Josefina Munoz // Santiago, Chile // Artist in Residence 8/8/15 - 9/2/15
The following essay was written by the artist discussing her intention to live in complete isolation on Rabbit Island for several weeks during the summer of 2015. She completed this as part of a larger multi-year conceptual undertaking titled Is_Land. More about this project can be found on the her website, josefinamunoz.net.
After returning to the Keweenaw mainland, Josefina worked as a Visiting Artist at Finlandia University, in Hancock, MI, where she set up a studio and shared her creative process with students and faculty while she prepped for the annual residency exhibition.
Prior to arriving on Rabbit Island Josefina spent 10 months living in Kenya completing field research for a project and exhibition about the Turkana nomads of northwest Kenya.
+
Everything refers in fact to the differentiation which makes possible the isolation and interplay of distinct spaces. From the distinction that separates a subject from its exteriority to the distinctions that localize objects, from the home (constituted on the basis of the wall) to the journey (constituted on the basis of a geographical “elsewhere”), from the functioning of the urban network to that of the rural landscape, there is no spatiality that is not organized by the determination of frontiers. - Michael de Certeau, The Practice of Everyday Life, 1984
BORDERLESS LAND
As we migrated through the Lokwanamoru Mountains, I could understand that we were transiting through a context of rare, yet impeccable state of total isolation. Only the materiality of a few elements could reveal that we were in the 21st century: a plastic jerrycan to carry water, tier-rubber sandals, or the industrially loomed kitenge garment (1). Everything else was carefully handcrafted from wood and leather, as so were the traditions and cultural system. The scene could only be framed in a different time period; ages back.

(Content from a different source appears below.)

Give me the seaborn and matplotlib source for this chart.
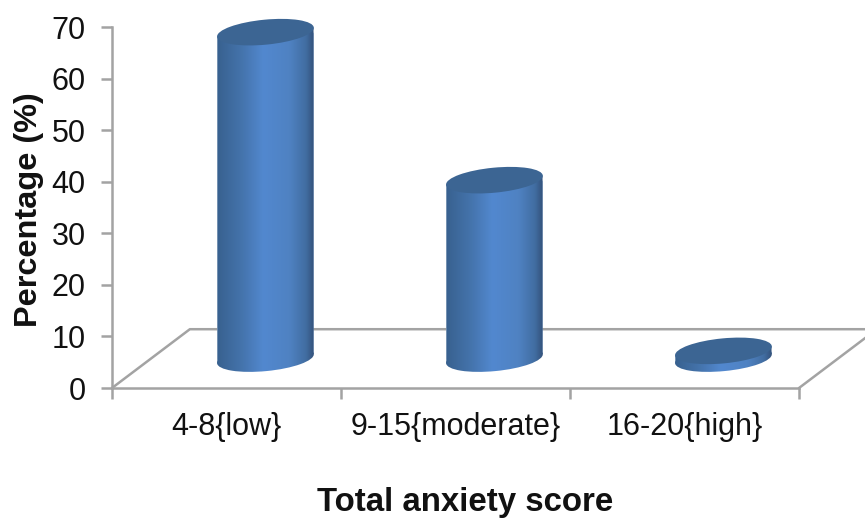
#!/usr/bin/env python3
"""Total anxiety score, 3D style cylinder bars"""

import numpy as np
import matplotlib
matplotlib.use('Agg')
import matplotlib.pyplot as plt
from matplotlib.colors import LinearSegmentedColormap
from matplotlib.patches import Ellipse, Polygon
from matplotlib.transforms import IdentityTransform
import seaborn as sns

categories = ['4-8{low}', '9-15{moderate}', '16-20{high}']
percentages = [63.3, 34.6, 1.5]
y_ticks = [0, 10, 20, 30, 40, 50, 60, 70]

sns.set_style("white")
plt.rcParams['font.family'] = ['Liberation Sans', 'DejaVu Sans']

W, H = 865, 519
LINE = '#a3a3a3'
TEXT = '#111111'
TOP_COLOR = '#3c6593'
BODY = LinearSegmentedColormap.from_list('body', [
    (0.0, '#38618f'), (0.25, '#4473ab'), (0.48, '#5288cf'),
    (0.75, '#4f82c2'), (0.92, '#416da1'), (1.0, '#34527b')])

# floor depth in data units (x: categories, y: percent)
DEPTH_X = 0.34
DEPTH_Y = 11.4
ELL_H = 25
TILT = 5.5

fig = plt.figure(figsize=(W / 100, H / 100), dpi=100)
ax = fig.add_axes([112 / W, 1 - 388 / H, (799 - 112) / W, (388 - 27) / H])

sns.barplot(x=categories, y=percentages, bottom=DEPTH_Y / 2, width=0.42,
            color='#4a7ab5', saturation=1, ax=ax, zorder=3)

ax.set_xlim(-0.5, 2.5)
ax.set_ylim(0, 70)

# floor outline
ax.plot([-0.5, -0.5 + DEPTH_X, 2.5 + DEPTH_X], [0, DEPTH_Y, DEPTH_Y],
        color=LINE, lw=1.8, clip_on=False, zorder=1)
ax.plot([2.5, 2.5 + DEPTH_X], [0, DEPTH_Y], color=LINE, lw=1.8,
        clip_on=False, zorder=1)

# turn every bar into a cylinder
grad = np.linspace(0, 1, 256).reshape(1, -1)
for bar in list(ax.patches):
    bar.set_x(bar.get_x() + DEPTH_X / 2)
    x0, x1 = bar.get_x(), bar.get_x() + bar.get_width()
    y0, y1 = bar.get_y(), bar.get_y() + bar.get_height()
    (px0, py0), (px1, py1) = ax.transData.transform([(x0, y0), (x1, y1)])
    cx = (px0 + px1) / 2
    half_w = (px1 - px0) / 2
    rise = half_w * np.tan(np.radians(TILT))

    body = Polygon([(px0, py0 - rise), (px1, py0 + rise),
                    (px1, py1 + rise), (px0, py1 - rise)],
                   transform=IdentityTransform())
    base = Ellipse((cx, py0), 2 * half_w + 1, ELL_H, angle=TILT,
                   transform=IdentityTransform())
    bar.set_clip_path(body)
    bar.set_clip_box(fig.bbox)

    for clip in (body, base):
        im = ax.imshow(grad, cmap=BODY, aspect='auto', zorder=3,
                       extent=(x0, x1, y0 - 4, y1 + 4), interpolation='bilinear')
        im.set_clip_path(clip)
        im.set_clip_box(fig.bbox)

    lid = Ellipse((cx, py1), 2 * half_w + 1, ELL_H, angle=TILT,
                  transform=IdentityTransform(), facecolor=TOP_COLOR,
                  edgecolor='none', zorder=4, clip_on=False)
    fig.add_artist(lid)

ax.set_xlim(-0.5, 2.5)
ax.set_ylim(0, 70)

# ticks sit between the categories, labels under the centres
ax.set_xticks([-0.5, 0.5, 1.5, 2.5], labels=[])
ax.set_xticks(range(len(categories)), labels=categories, minor=True)
ax.set_yticks(y_ticks)
ax.tick_params(axis='x', which='major', length=8, width=1.8, color=LINE, bottom=True)
ax.tick_params(axis='x', which='minor', length=0, pad=17, labelsize=22, labelcolor=TEXT)
ax.tick_params(axis='y', length=8, width=1.8, color=LINE, left=True, pad=11,
               labelsize=22, labelcolor=TEXT)

sns.despine(ax=ax, top=True, right=True)
for side in ('left', 'bottom'):
    ax.spines[side].set_color(LINE)
    ax.spines[side].set_linewidth(1.8)

fig.text(465 / W, 1 - 511 / H, 'Total anxiety score', fontsize=23.8, fontweight='bold',
         ha='center', va='baseline', color=TEXT)
fig.text(37 / W, 1 - 327 / H, 'Percentage (%)', fontsize=23.4, fontweight='bold',
         rotation=90, ha='left', va='baseline', rotation_mode='anchor', color=TEXT)

fig.savefig('out.png', dpi=100)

Living with the Turkana nomads (2) allowed me to gain a new understanding of the concept of space, place, and habitability. Likewise, the remoteness of the Ilemi Triangle (3) epitomized the notion of isolation as an enduring imprint within my creative vocabulary. Somehow, while rambling through this dry and hot Sub-Saharan region I felt like an islander, in the reign of a borderless land, merely signified by twig bomas (4), utterly absent of any permanent demarcation.
INSULAR ISOLATION
The possibility of studying real insular isolation grew as an idea until it took the form of a multistep research, residency, and exhibition initiative. I have called this project Is_Land. Adhering to the premise that an island can be a geographical territory surrounded by water, but also a metaphor of sociocultural global issues, the Is_Land project focuses on a comparative analysis between the remotest inhabited island in the world, Tristan da Cunha, and other islands with unique features.
The fundamental question is to define whether a detached landmass can act as a mirror of our larger society, or if an island is an exception to the general rules that currently structure our world.

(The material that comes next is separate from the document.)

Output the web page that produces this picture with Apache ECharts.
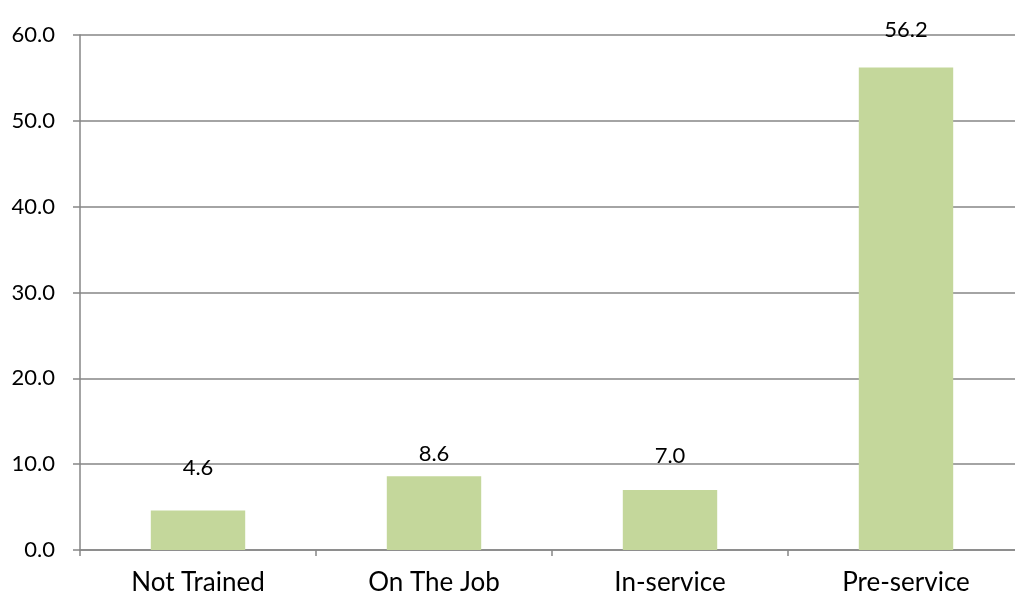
<!DOCTYPE html>
<html>
<head>
<meta charset="utf-8">
<script src="https://cdn.jsdelivr.net/npm/echarts@6/dist/echarts.min.js"></script>
<style>html,body{margin:0;padding:0;background:#fff;overflow:hidden;width:1015px;height:597px}#c{width:1040px;height:597px}</style>
</head>
<body>
<div id="c"></div>
<script>
const categories = ["Not Trained", "On The Job", "In-service", "Pre-service"];
const values = [4.6, 8.6, 7.0, 56.2];
const yTicks = [0, 10, 20, 30, 40, 50, 60];

// label gap above each bar (style only)
const labelGaps = [32, 11, 23, 27];

const FONT = 'Lato';
const chart = echarts.init(document.getElementById('c'), null, {renderer: 'canvas'});
chart.setOption({
  animation: false,
  backgroundColor: '#fff',
  grid: {left: 80, right: 16, top: 35, bottom: 47, containLabel: false},
  xAxis: {
    type: 'category',
    data: categories,
    axisLine: {show: true, lineStyle: {color: '#868686', width: 1.5}},
    axisTick: {show: true, alignWithLabel: false, length: 6, lineStyle: {color: '#868686', width: 1.5}},
    axisLabel: {color: '#000', fontFamily: FONT, fontSize: 26, margin: 20}
  },
  yAxis: {
    type: 'value',
    min: yTicks[0],
    max: yTicks[yTicks.length - 1],
    interval: 10,
    axisLine: {show: true, lineStyle: {color: '#868686', width: 1.5}},
    axisTick: {show: true, length: 7, lineStyle: {color: '#868686', width: 1.5}},
    splitLine: {show: true, lineStyle: {color: '#868686', width: 1.5}},
    axisLabel: {color: '#000', fontFamily: FONT, fontSize: 22, margin: 25,
      formatter: v => v.toFixed(1)}
  },
  series: [{
    type: 'bar',
    barWidth: '40%',
    itemStyle: {color: '#C4D79B'},
    data: values.map((v, i) => ({
      value: v,
      label: {show: true, position: 'top', distance: labelGaps[i]}
    })),
    label: {show: true, position: 'top', color: '#000', fontFamily: FONT, fontSize: 22,
      formatter: p => p.value.toFixed(1)}
  }]
});
</script>
</body>
</html>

Rabbit Island, an uninhabited, pristine speck of protected land in the middle of a lake in North America, will be the first step in the process. While at Rabbit Island I will be exposed to complete solitude for around a month. The idea is to be alone. No reading, no music, no talking, no art making, no nothing. The goal is to use time exclusively to embrace the sense of solitude and to explore the island as a concept: as a space, as a place, as a metaphor.
Is_Land is an enticement to rethink the way we inhabit land and how we conceive of space – in the multifaceted sense of the concept, as defined by writers Carol Becker and Yi-Fu Tuan as a set of relations which not only refer to a material condition, but also to a complex sociocultural schema.
FRONTIERS
As I prepare to head to Rabbit Island, I can’t avoid thinking about the way spatiality is organized by frontiers (de Certeau), and how one should approach a borderline. Now, even if the assertion given by divortium aquarum seems respectable (5), I want to fully comprehend the essence of the immediate water boundary that delineates the land. The tide, the wave, and the current, all permeable topographical elements that demarcate space, are not equivalent to those imposed by humans—the wall, the fence, the line. Yet, how can we entirely apprehend these natural or human-imposed perimeters?
At the end, the examination of an island–the land, the isolation, the concept, the perimeter–is nothing more (and nothing less) than a symbol for the examination of the distinction that divorces the object or subject (island or human) from its exteriority (world). Still, as stated by English poet John Donne, and sang by many through Dennis Brown’s classic reggae tune, no man is an island (…) every man is a part of the main.
+
References
1) Kitenge: Colorful and highly patterned fabric used in East Africa.
2) The Turkana people live in northwest Kenya, averaging a population of around 900 thousand people. Traditional Turkana families nowadays live as nomadic pastoralists, migrating according to water-access necessities.
3) Ilemi Triangle: Disputed land between Kenya Ethiopia and South Sudan, covering over 5,000 square miles.
4) Boma: Swahili term used to describe branch enclosures constructed in the form of fences that conceal cattle or housing.
5) Divortium aquarum: Latin concept employed to describe the boundaries delineated by bodies of water.